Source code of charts
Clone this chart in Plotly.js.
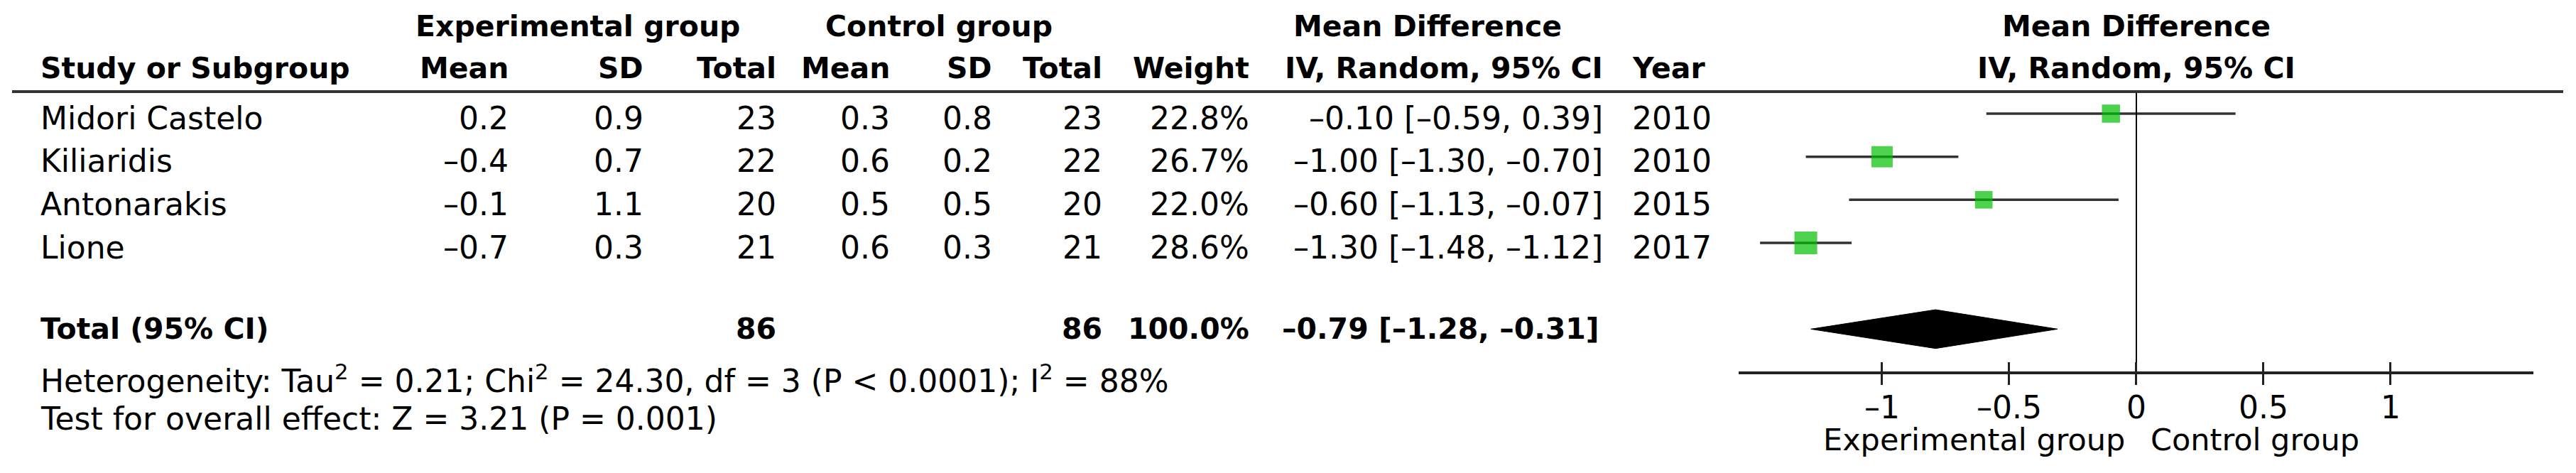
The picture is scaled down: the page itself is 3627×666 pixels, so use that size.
<!DOCTYPE html>
<html><head><meta charset="utf-8">
<script src="https://cdn.plot.ly/plotly-3.0.1.min.js"></script>
<style>html,body{margin:0;padding:0;background:#fff;} #chart{width:3627px;height:666px;}</style>
</head><body><div id="chart"></div>
<script>
// ---------------- data ----------------
const studies    = ['Midori Castelo', 'Kiliaridis', 'Antonarakis', 'Lione'];
const expMean    = [0.2, -0.4, -0.1, -0.7];
const expSD      = [0.9, 0.7, 1.1, 0.3];
const expTotal   = [23, 22, 20, 21];
const ctrlMean   = [0.3, 0.6, 0.5, 0.6];
const ctrlSD     = [0.8, 0.2, 0.5, 0.3];
const ctrlTotal  = [23, 22, 20, 21];
const weights    = [22.8, 26.7, 22.0, 28.6];
const meanDiff   = [-0.10, -1.00, -0.60, -1.30];
const ciLower    = [-0.59, -1.30, -1.13, -1.48];
const ciUpper    = [0.39, -0.70, -0.07, -1.12];
const years      = [2010, 2010, 2015, 2017];
const totalExp = 86, totalCtrl = 86, totalWeight = 100.0;
const pooledMD = -0.79, pooledLower = -1.28, pooledUpper = -0.31;
const nullValue = 0;
const totalLabel = 'Total (95% CI)';
const heterogeneityText = 'Heterogeneity: Tau<sup>2</sup> = 0.21; Chi<sup>2</sup> = 24.30, df = 3 (P &lt; 0.0001); I<sup>2</sup> = 88%';
const overallEffectText = 'Test for overall effect: Z = 3.21 (P = 0.001)';
const groupHeaders  = ['Experimental group', 'Control group', 'Mean Difference', 'Mean Difference'];
const columnHeaders = ['Study or Subgroup', 'Mean', 'SD', 'Total', 'Mean', 'SD', 'Total', 'Weight', 'IV, Random, 95% CI', 'Year', 'IV, Random, 95% CI'];
const tickVals = [-1, -0.5, 0, 0.5, 1];
const tickText = ['\u20131', '\u20130.5', '0', '0.5', '1'];
const favoursLeft = 'Experimental group', favoursRight = 'Control group';

// ---------------- layout helpers ----------------
const W = 3627, H = 666;
const FONT = 'DejaVu Sans';
const REG = 44, BOLD = 41, FAV = 43;
const px = x => x / W;
const fmt = (v, d) => v.toFixed(d).replace('-', '\u2013');
const rowIdx = studies.map((_, i) => i + 1);
const totalRow = studies.length + 2;

// column positions (pixels)
const colStudy = 57, colExpMean = 716, colExpSD = 906, colExpN = 1093,
      colCtrlMean = 1253, colCtrlSD = 1397, colCtrlN = 1552, colWeight = 1759,
      colCI = 2257, colYear = 2298;

// vertical positions (row units)
const yGroupHdr = -1.03, yColHdr = -0.055, rowTextOff = 0.1,
      yHet = 7.156, yTest = 8.08, yFavours = 8.57, yHeaderLine = 0.49, yAxisLine = 7.02;

const annotations = [];
function ann(text, x, y, xanchor, opts = {}) {
  annotations.push(Object.assign({
    text: text, x: x, y: y, xref: 'paper', yref: 'y', xanchor: xanchor, yanchor: 'middle',
    showarrow: false, borderpad: 0, borderwidth: 0,
    font: {family: FONT, size: opts.size || (opts.bold ? BOLD : REG), color: '#000'}
  }, opts.extra || {}));
}
const B = t => '<b>' + t + '</b>';

// group headers
ann(B(groupHeaders[0]), px(585), yGroupHdr, 'left', {bold: true});
ann(B(groupHeaders[1]), px(1162), yGroupHdr, 'left', {bold: true});
ann(B(groupHeaders[2]), px(2010), yGroupHdr, 'center', {bold: true});
ann(B(groupHeaders[3]), nullValue, yGroupHdr, 'center', {bold: true, extra: {xref: 'x'}});
// column headers
ann(B(columnHeaders[0]), px(colStudy), yColHdr, 'left', {bold: true});
ann(B(columnHeaders[1]), px(colExpMean), yColHdr, 'right', {bold: true});
ann(B(columnHeaders[2]), px(colExpSD), yColHdr, 'right', {bold: true});
ann(B(columnHeaders[3]), px(colExpN), yColHdr, 'right', {bold: true});
ann(B(columnHeaders[4]), px(colCtrlMean), yColHdr, 'right', {bold: true});
ann(B(columnHeaders[5]), px(colCtrlSD), yColHdr, 'right', {bold: true});
ann(B(columnHeaders[6]), px(colCtrlN), yColHdr, 'right', {bold: true});
ann(B(columnHeaders[7]), px(colWeight), yColHdr, 'right', {bold: true});
ann(B(columnHeaders[8]), px(colCI), yColHdr, 'right', {bold: true});
ann(B(columnHeaders[9]), px(colYear), yColHdr, 'left', {bold: true});
ann(B(columnHeaders[10]), nullValue, yColHdr, 'center', {bold: true, extra: {xref: 'x'}});

// study rows
studies.forEach((s, i) => {
  const y = rowIdx[i] + rowTextOff;
  ann(s, px(colStudy), y, 'left');
  ann(fmt(expMean[i], 1), px(colExpMean), y, 'right');
  ann(fmt(expSD[i], 1), px(colExpSD), y, 'right');
  ann(String(expTotal[i]), px(colExpN), y, 'right');
  ann(fmt(ctrlMean[i], 1), px(colCtrlMean), y, 'right');
  ann(fmt(ctrlSD[i], 1), px(colCtrlSD), y, 'right');
  ann(String(ctrlTotal[i]), px(colCtrlN), y, 'right');
  ann(fmt(weights[i], 1) + '%', px(colWeight), y, 'right');
  ann(fmt(meanDiff[i], 2) + ' [' + fmt(ciLower[i], 2) + ', ' + fmt(ciUpper[i], 2) + ']', px(colCI), y, 'right');
  ann(String(years[i]), px(colYear), y, 'left');
});
// total row
ann(B(totalLabel), px(colStudy), totalRow, 'left', {bold: true});
ann(B(String(totalExp)), px(colExpN), totalRow, 'right', {bold: true});
ann(B(String(totalCtrl)), px(colCtrlN), totalRow, 'right', {bold: true});
ann(B(fmt(totalWeight, 1) + '%'), px(colWeight), totalRow, 'right', {bold: true});
ann(B(fmt(pooledMD, 2) + ' [' + fmt(pooledLower, 2) + ', ' + fmt(pooledUpper, 2) + ']'), px(colCI - 5), totalRow, 'right', {bold: true});
// footnotes
ann(heterogeneityText, px(colStudy), yHet, 'left');
ann(overallEffectText, px(colStudy), yTest, 'left');
// favours labels
ann(favoursLeft, nullValue - 0.045, yFavours, 'right', {size: FAV, extra: {xref: 'x'}});
ann(favoursRight, nullValue + 0.056, yFavours, 'left', {size: FAV, extra: {xref: 'x'}});

// ---------------- traces ----------------
const halfH = 0.45;
const traces = [
  { // null line
    type: 'scatter', mode: 'lines', xaxis: 'x2', yaxis: 'y',
    x: [nullValue, nullValue], y: [yHeaderLine, yAxisLine],
    line: {color: '#000', width: 2}, hoverinfo: 'skip'
  },
  { // studies
    type: 'scatter', mode: 'markers',
    x: meanDiff, y: rowIdx,
    marker: {symbol: 'square', color: '#00bf00', size: weights.map(w => w * 1.12), line: {width: 0}},
    error_x: {
      type: 'data', symmetric: false,
      array: ciUpper.map((u, i) => u - meanDiff[i]),
      arrayminus: ciLower.map((l, i) => meanDiff[i] - l),
      width: 0, thickness: 3.5, color: '#333'
    },
    hoverinfo: 'skip'
  },
  { // pooled diamond
    type: 'scatter', mode: 'lines', fill: 'toself',
    x: [pooledLower, pooledMD, pooledUpper, pooledMD, pooledLower],
    y: [totalRow, totalRow - halfH, totalRow, totalRow + halfH, totalRow],
    line: {color: '#000', width: 1}, fillcolor: '#000', hoverinfo: 'skip'
  }
];

const xDomain = [px(2448), px(3567)];
const xRange = [-1.5642, 1.5615];
const axisPos = 1 - 525 / H;
const layout = {
  width: W, height: H,
  margin: {l: 0, r: 0, t: 0, b: 0, pad: 0},
  paper_bgcolor: '#fff', plot_bgcolor: 'rgba(0,0,0,0)',
  showlegend: false,
  xaxis: {
    domain: xDomain, range: xRange, anchor: 'free', position: axisPos,
    showline: true, linewidth: 4, linecolor: '#222',
    ticks: 'outside', ticklen: 15, tickwidth: 3, tickcolor: '#222',
    ticklabelstandoff: -6,
    tickmode: 'array', tickvals: tickVals, ticktext: tickText,
    tickfont: {family: FONT, size: REG, color: '#000'},
    showgrid: false, zeroline: false, fixedrange: true
  },
  xaxis2: {
    domain: xDomain, range: xRange, anchor: 'free', position: axisPos, overlaying: 'x',
    showline: false, ticks: 'inside', ticklen: 15, tickwidth: 3, tickcolor: '#222',
    tickmode: 'array', tickvals: tickVals, showticklabels: false,
    showgrid: false, zeroline: false, fixedrange: true
  },
  yaxis: {
    domain: [0, 1], range: [9.34, -1.637], visible: false, fixedrange: true
  },
  shapes: [{
    type: 'line', xref: 'paper', yref: 'y', x0: px(17), x1: px(3609), y0: yHeaderLine, y1: yHeaderLine,
    line: {color: '#333', width: 4}
  }],
  annotations: annotations
};

Plotly.newPlot('chart', traces, layout, {staticPlot: true, displayModeBar: false});
</script>
</body></html>
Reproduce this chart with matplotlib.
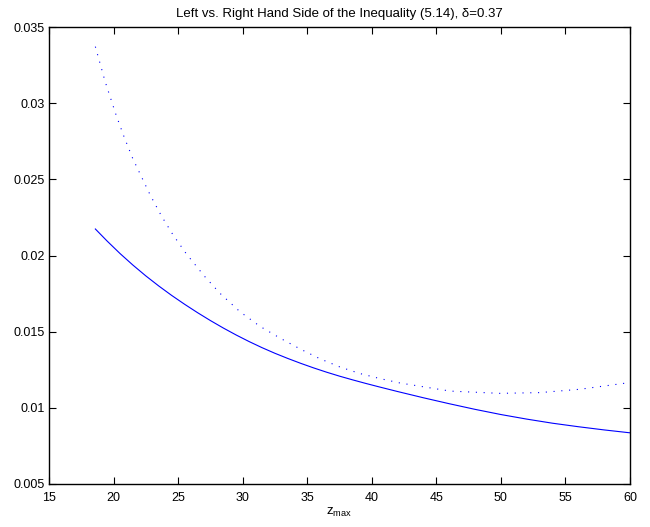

--- AIM OF THE TASK ---
Begin at the first line of the data above and repeat each line exactly, stopping after the line containing "colCI = 2257, colYear = 2298;". Omit the pictures.

--- SOLUTION FOR THIS EXERCISE ---
Clone this chart in Plotly.js.
The picture is scaled down: the page itself is 3627×666 pixels, so use that size.
<!DOCTYPE html>
<html><head><meta charset="utf-8">
<script src="https://cdn.plot.ly/plotly-3.0.1.min.js"></script>
<style>html,body{margin:0;padding:0;background:#fff;} #chart{width:3627px;height:666px;}</style>
</head><body><div id="chart"></div>
<script>
// ---------------- data ----------------
const studies    = ['Midori Castelo', 'Kiliaridis', 'Antonarakis', 'Lione'];
const expMean    = [0.2, -0.4, -0.1, -0.7];
const expSD      = [0.9, 0.7, 1.1, 0.3];
const expTotal   = [23, 22, 20, 21];
const ctrlMean   = [0.3, 0.6, 0.5, 0.6];
const ctrlSD     = [0.8, 0.2, 0.5, 0.3];
const ctrlTotal  = [23, 22, 20, 21];
const weights    = [22.8, 26.7, 22.0, 28.6];
const meanDiff   = [-0.10, -1.00, -0.60, -1.30];
const ciLower    = [-0.59, -1.30, -1.13, -1.48];
const ciUpper    = [0.39, -0.70, -0.07, -1.12];
const years      = [2010, 2010, 2015, 2017];
const totalExp = 86, totalCtrl = 86, totalWeight = 100.0;
const pooledMD = -0.79, pooledLower = -1.28, pooledUpper = -0.31;
const nullValue = 0;
const totalLabel = 'Total (95% CI)';
const heterogeneityText = 'Heterogeneity: Tau<sup>2</sup> = 0.21; Chi<sup>2</sup> = 24.30, df = 3 (P &lt; 0.0001); I<sup>2</sup> = 88%';
const overallEffectText = 'Test for overall effect: Z = 3.21 (P = 0.001)';
const groupHeaders  = ['Experimental group', 'Control group', 'Mean Difference', 'Mean Difference'];
const columnHeaders = ['Study or Subgroup', 'Mean', 'SD', 'Total', 'Mean', 'SD', 'Total', 'Weight', 'IV, Random, 95% CI', 'Year', 'IV, Random, 95% CI'];
const tickVals = [-1, -0.5, 0, 0.5, 1];
const tickText = ['\u20131', '\u20130.5', '0', '0.5', '1'];
const favoursLeft = 'Experimental group', favoursRight = 'Control group';

// ---------------- layout helpers ----------------
const W = 3627, H = 666;
const FONT = 'DejaVu Sans';
const REG = 44, BOLD = 41, FAV = 43;
const px = x => x / W;
const fmt = (v, d) => v.toFixed(d).replace('-', '\u2013');
const rowIdx = studies.map((_, i) => i + 1);
const totalRow = studies.length + 2;

// column positions (pixels)
const colStudy = 57, colExpMean = 716, colExpSD = 906, colExpN = 1093,
      colCtrlMean = 1253, colCtrlSD = 1397, colCtrlN = 1552, colWeight = 1759,
      colCI = 2257, colYear = 2298;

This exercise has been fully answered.